Can Any Data Breach Investigation Report Deserve Protection? Part III

February 14, 2024

The last two Privilege Points have described yet another losing effort to protect a data breach investigation and related communications. In Leonard v. McMenamins Inc., Case No. C22-0094-KKE, 2023 U.S. Dist. LEXIS 217502 (W.D. Wash. Dec. 6, 2023), the court denied the company’s privilege and work product claims — specifically rejecting its efforts to squeeze into two of the only few winning data breach investigation scenarios. In re Target Corp. Customer Data Security Breach Litig., MDL No. 14-2522, 2015 U.S. Dist. LEXIS 151974 (D. Minn. Oct. 23, 2015); In re Experian Data Breach Litig., No. SACV 15-01592AG (DFMx), 2017 U.S. Dist. LEXIS 162891 (C.D. Cal. May 18, 2017).

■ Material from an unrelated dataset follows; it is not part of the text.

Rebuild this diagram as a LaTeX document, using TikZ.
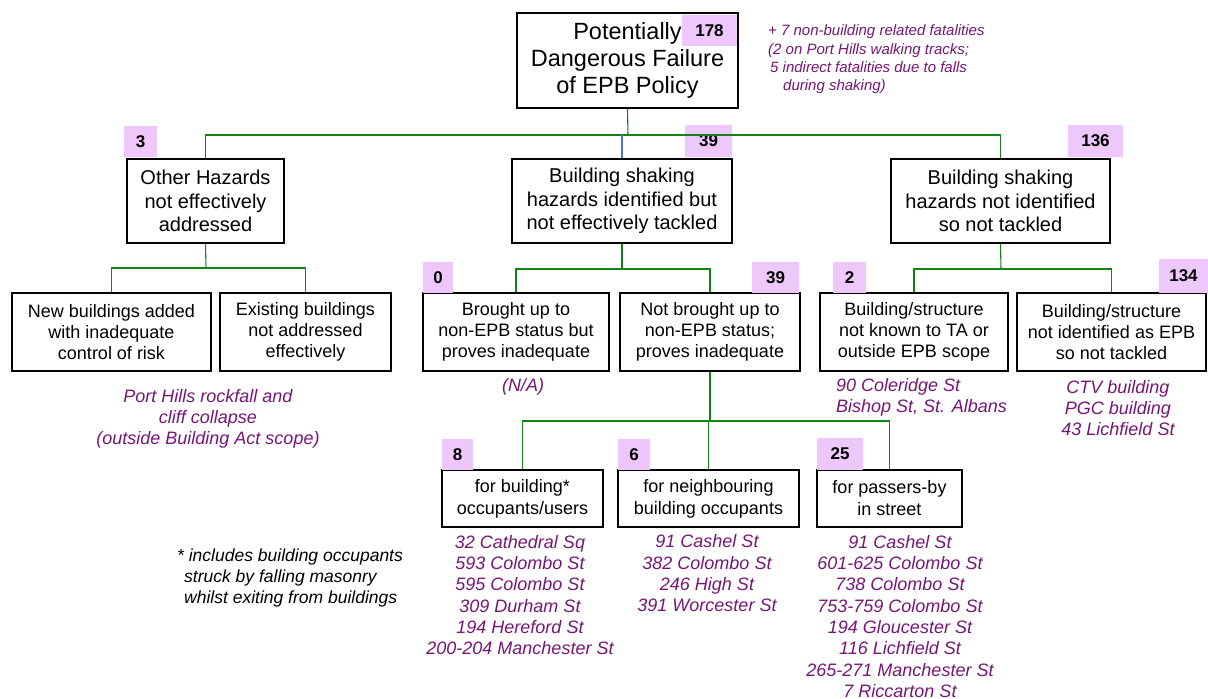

The court found that McMenamins’ situation “more closely resembles” a decision extensively addressed in previous Privilege Points: Guo Wengui v. Clark Hill, 338 F.R.D. 7 (D.D.C. 2021). McMenamins Inc., 2023 U.S. Dist. LEXIS 217502, at *9. In that case, the Clark Hill law firm suffered a data breach, and lost its privilege and work product claim for its resulting investigation. The skeptical McMenamins court quoted the Clark Hill court’s observation that counsel’s (rather than the client’s) retention of the consultant “appears to [have been] designed to help shield the material from disclosure.” 2023 U.S. Dist. LEXIS 217502, at *9 (alteration in original) (citation omitted).

So what is a data breach victim to do? It seems unrealistic for a company to pay for two entirely separate investigations, or to deprive its internal incident response team of its consultant’s report. Perhaps victims should focus on the investigation report’s content — asking for “just the facts” without any editorial comment or needless criticism — reminding the consultant that its report almost certainly will be read by adversaries. The victim’s employees should likewise be reminded that all of their communications with such consultants are also likely to be discoverable. Facts are never privileged anyway, so a purely factual consultant report and communications between the victim and the consultant presumably would not cause the victim any additional harm by containing injurious “sound bites” an adversary might use.